Give all the lines below again, exactly, with no pictures.

> [COLLECTED DATA]:

|---|

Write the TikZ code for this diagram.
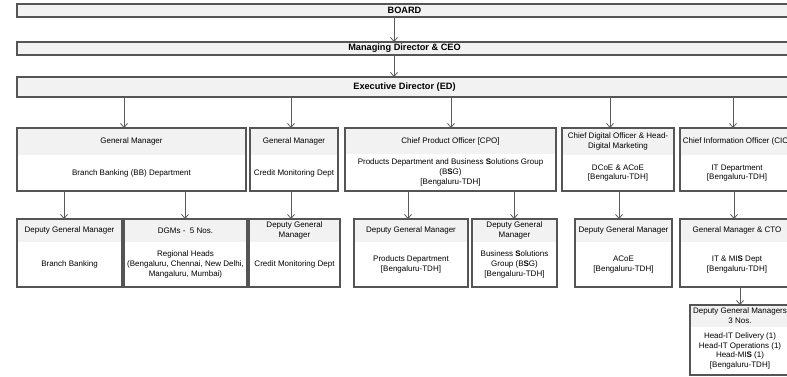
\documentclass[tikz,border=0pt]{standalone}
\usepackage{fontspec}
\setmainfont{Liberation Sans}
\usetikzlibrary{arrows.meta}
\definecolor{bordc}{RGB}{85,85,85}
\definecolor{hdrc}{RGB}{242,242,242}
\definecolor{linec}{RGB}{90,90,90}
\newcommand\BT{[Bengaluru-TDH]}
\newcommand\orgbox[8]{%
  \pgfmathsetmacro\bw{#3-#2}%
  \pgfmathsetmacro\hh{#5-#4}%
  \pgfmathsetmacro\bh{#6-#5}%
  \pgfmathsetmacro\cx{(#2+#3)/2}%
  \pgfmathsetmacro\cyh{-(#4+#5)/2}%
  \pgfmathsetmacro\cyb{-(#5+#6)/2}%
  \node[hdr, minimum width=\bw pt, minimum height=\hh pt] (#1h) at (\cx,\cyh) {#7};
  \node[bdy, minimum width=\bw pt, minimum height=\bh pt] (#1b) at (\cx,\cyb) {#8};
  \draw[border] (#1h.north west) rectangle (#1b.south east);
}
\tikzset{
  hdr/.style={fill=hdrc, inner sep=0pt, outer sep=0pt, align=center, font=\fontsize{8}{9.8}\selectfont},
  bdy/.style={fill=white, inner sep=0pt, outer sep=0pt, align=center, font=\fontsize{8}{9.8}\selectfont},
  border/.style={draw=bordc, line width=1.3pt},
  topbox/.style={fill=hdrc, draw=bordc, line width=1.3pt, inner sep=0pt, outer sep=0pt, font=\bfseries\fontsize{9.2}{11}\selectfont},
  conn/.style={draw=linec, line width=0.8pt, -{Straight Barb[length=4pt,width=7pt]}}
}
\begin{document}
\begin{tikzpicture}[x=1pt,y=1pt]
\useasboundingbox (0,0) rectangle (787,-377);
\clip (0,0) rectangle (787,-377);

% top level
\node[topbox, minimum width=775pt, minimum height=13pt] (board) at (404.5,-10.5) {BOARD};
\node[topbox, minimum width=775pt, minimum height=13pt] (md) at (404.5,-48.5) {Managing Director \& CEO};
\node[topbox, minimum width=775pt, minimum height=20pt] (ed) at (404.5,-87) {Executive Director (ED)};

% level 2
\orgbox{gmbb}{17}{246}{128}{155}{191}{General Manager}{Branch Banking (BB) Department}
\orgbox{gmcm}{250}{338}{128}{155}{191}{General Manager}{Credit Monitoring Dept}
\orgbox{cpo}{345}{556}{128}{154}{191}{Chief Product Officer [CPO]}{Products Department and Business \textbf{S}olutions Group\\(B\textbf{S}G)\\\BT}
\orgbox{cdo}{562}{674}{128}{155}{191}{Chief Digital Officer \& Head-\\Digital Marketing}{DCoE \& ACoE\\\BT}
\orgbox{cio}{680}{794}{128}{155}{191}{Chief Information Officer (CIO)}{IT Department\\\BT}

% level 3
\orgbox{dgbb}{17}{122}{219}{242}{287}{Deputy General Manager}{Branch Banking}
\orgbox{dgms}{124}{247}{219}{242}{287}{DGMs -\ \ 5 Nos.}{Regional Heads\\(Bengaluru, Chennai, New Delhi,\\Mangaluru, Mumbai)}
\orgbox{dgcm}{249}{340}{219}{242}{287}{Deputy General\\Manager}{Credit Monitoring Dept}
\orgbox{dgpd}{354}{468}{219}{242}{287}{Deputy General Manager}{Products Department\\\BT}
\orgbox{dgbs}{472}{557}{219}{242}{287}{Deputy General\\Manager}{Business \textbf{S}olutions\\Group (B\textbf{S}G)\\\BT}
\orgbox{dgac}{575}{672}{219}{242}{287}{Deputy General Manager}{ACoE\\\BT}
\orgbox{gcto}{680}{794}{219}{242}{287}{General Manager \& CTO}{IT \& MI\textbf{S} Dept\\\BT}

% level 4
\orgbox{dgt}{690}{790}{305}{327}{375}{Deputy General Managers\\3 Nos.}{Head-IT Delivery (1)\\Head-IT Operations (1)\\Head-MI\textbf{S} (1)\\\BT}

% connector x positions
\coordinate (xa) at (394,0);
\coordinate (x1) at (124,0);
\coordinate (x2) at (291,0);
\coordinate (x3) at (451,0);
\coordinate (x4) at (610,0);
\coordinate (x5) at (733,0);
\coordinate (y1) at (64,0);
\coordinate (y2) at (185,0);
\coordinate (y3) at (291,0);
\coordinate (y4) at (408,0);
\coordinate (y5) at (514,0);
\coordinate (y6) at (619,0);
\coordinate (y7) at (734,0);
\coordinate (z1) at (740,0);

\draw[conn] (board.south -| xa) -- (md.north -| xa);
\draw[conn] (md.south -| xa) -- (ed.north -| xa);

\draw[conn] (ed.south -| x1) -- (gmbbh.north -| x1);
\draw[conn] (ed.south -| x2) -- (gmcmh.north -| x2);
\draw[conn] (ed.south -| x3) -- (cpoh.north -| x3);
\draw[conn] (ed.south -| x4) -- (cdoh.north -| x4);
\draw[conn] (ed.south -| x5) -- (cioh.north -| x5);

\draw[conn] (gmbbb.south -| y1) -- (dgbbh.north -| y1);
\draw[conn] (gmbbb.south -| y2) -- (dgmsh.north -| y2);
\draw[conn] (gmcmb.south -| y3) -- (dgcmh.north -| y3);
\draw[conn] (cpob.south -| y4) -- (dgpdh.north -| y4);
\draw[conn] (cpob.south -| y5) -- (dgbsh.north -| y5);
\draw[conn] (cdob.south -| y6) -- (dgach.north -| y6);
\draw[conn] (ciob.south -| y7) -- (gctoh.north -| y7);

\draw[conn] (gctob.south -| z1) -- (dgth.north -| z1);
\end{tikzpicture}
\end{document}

|---|

> [PROBLEM SOLUTION]:
Write the TikZ code for this diagram.
\documentclass[tikz,border=0pt]{standalone}
\usepackage{fontspec}
\setmainfont{Liberation Sans}
\usetikzlibrary{arrows.meta}
\definecolor{bordc}{RGB}{85,85,85}
\definecolor{hdrc}{RGB}{242,242,242}
\definecolor{linec}{RGB}{90,90,90}
\newcommand\BT{[Bengaluru-TDH]}
\newcommand\orgbox[8]{%
  \pgfmathsetmacro\bw{#3-#2}%
  \pgfmathsetmacro\hh{#5-#4}%
  \pgfmathsetmacro\bh{#6-#5}%
  \pgfmathsetmacro\cx{(#2+#3)/2}%
  \pgfmathsetmacro\cyh{-(#4+#5)/2}%
  \pgfmathsetmacro\cyb{-(#5+#6)/2}%
  \node[hdr, minimum width=\bw pt, minimum height=\hh pt] (#1h) at (\cx,\cyh) {#7};
  \node[bdy, minimum width=\bw pt, minimum height=\bh pt] (#1b) at (\cx,\cyb) {#8};
  \draw[border] (#1h.north west) rectangle (#1b.south east);
}
\tikzset{
  hdr/.style={fill=hdrc, inner sep=0pt, outer sep=0pt, align=center, font=\fontsize{8}{9.8}\selectfont},
  bdy/.style={fill=white, inner sep=0pt, outer sep=0pt, align=center, font=\fontsize{8}{9.8}\selectfont},
  border/.style={draw=bordc, line width=1.3pt},
  topbox/.style={fill=hdrc, draw=bordc, line width=1.3pt, inner sep=0pt, outer sep=0pt, font=\bfseries\fontsize{9.2}{11}\selectfont},
  conn/.style={draw=linec, line width=0.8pt, -{Straight Barb[length=4pt,width=7pt]}}
}
\begin{document}
\begin{tikzpicture}[x=1pt,y=1pt]
\useasboundingbox (0,0) rectangle (787,-377);
\clip (0,0) rectangle (787,-377);

% top level
\node[topbox, minimum width=775pt, minimum height=13pt] (board) at (404.5,-10.5) {BOARD};
\node[topbox, minimum width=775pt, minimum height=13pt] (md) at (404.5,-48.5) {Managing Director \& CEO};
\node[topbox, minimum width=775pt, minimum height=20pt] (ed) at (404.5,-87) {Executive Director (ED)};

% level 2
\orgbox{gmbb}{17}{246}{128}{155}{191}{General Manager}{Branch Banking (BB) Department}
\orgbox{gmcm}{250}{338}{128}{155}{191}{General Manager}{Credit Monitoring Dept}
\orgbox{cpo}{345}{556}{128}{154}{191}{Chief Product Officer [CPO]}{Products Department and Business \textbf{S}olutions Group\\(B\textbf{S}G)\\\BT}
\orgbox{cdo}{562}{674}{128}{155}{191}{Chief Digital Officer \& Head-\\Digital Marketing}{DCoE \& ACoE\\\BT}
\orgbox{cio}{680}{794}{128}{155}{191}{Chief Information Officer (CIO)}{IT Department\\\BT}

% level 3
\orgbox{dgbb}{17}{122}{219}{242}{287}{Deputy General Manager}{Branch Banking}
\orgbox{dgms}{124}{247}{219}{242}{287}{DGMs -\ \ 5 Nos.}{Regional Heads\\(Bengaluru, Chennai, New Delhi,\\Mangaluru, Mumbai)}
\orgbox{dgcm}{249}{340}{219}{242}{287}{Deputy General\\Manager}{Credit Monitoring Dept}
\orgbox{dgpd}{354}{468}{219}{242}{287}{Deputy General Manager}{Products Department\\\BT}
\orgbox{dgbs}{472}{557}{219}{242}{287}{Deputy General\\Manager}{Business \textbf{S}olutions\\Group (B\textbf{S}G)\\\BT}
\orgbox{dgac}{575}{672}{219}{242}{287}{Deputy General Manager}{ACoE\\\BT}
\orgbox{gcto}{680}{794}{219}{242}{287}{General Manager \& CTO}{IT \& MI\textbf{S} Dept\\\BT}

% level 4
\orgbox{dgt}{690}{790}{305}{327}{375}{Deputy General Managers\\3 Nos.}{Head-IT Delivery (1)\\Head-IT Operations (1)\\Head-MI\textbf{S} (1)\\\BT}

% connector x positions
\coordinate (xa) at (394,0);
\coordinate (x1) at (124,0);
\coordinate (x2) at (291,0);
\coordinate (x3) at (451,0);
\coordinate (x4) at (610,0);
\coordinate (x5) at (733,0);
\coordinate (y1) at (64,0);
\coordinate (y2) at (185,0);
\coordinate (y3) at (291,0);
\coordinate (y4) at (408,0);
\coordinate (y5) at (514,0);
\coordinate (y6) at (619,0);
\coordinate (y7) at (734,0);
\coordinate (z1) at (740,0);

\draw[conn] (board.south -| xa) -- (md.north -| xa);
\draw[conn] (md.south -| xa) -- (ed.north -| xa);

\draw[conn] (ed.south -| x1) -- (gmbbh.north -| x1);
\draw[conn] (ed.south -| x2) -- (gmcmh.north -| x2);
\draw[conn] (ed.south -| x3) -- (cpoh.north -| x3);
\draw[conn] (ed.south -| x4) -- (cdoh.north -| x4);
\draw[conn] (ed.south -| x5) -- (cioh.north -| x5);

\draw[conn] (gmbbb.south -| y1) -- (dgbbh.north -| y1);
\draw[conn] (gmbbb.south -| y2) -- (dgmsh.north -| y2);
\draw[conn] (gmcmb.south -| y3) -- (dgcmh.north -| y3);
\draw[conn] (cpob.south -| y4) -- (dgpdh.north -| y4);
\draw[conn] (cpob.south -| y5) -- (dgbsh.north -| y5);
\draw[conn] (cdob.south -| y6) -- (dgach.north -| y6);
\draw[conn] (ciob.south -| y7) -- (gctoh.north -| y7);

\draw[conn] (gctob.south -| z1) -- (dgth.north -| z1);
\end{tikzpicture}
\end{document}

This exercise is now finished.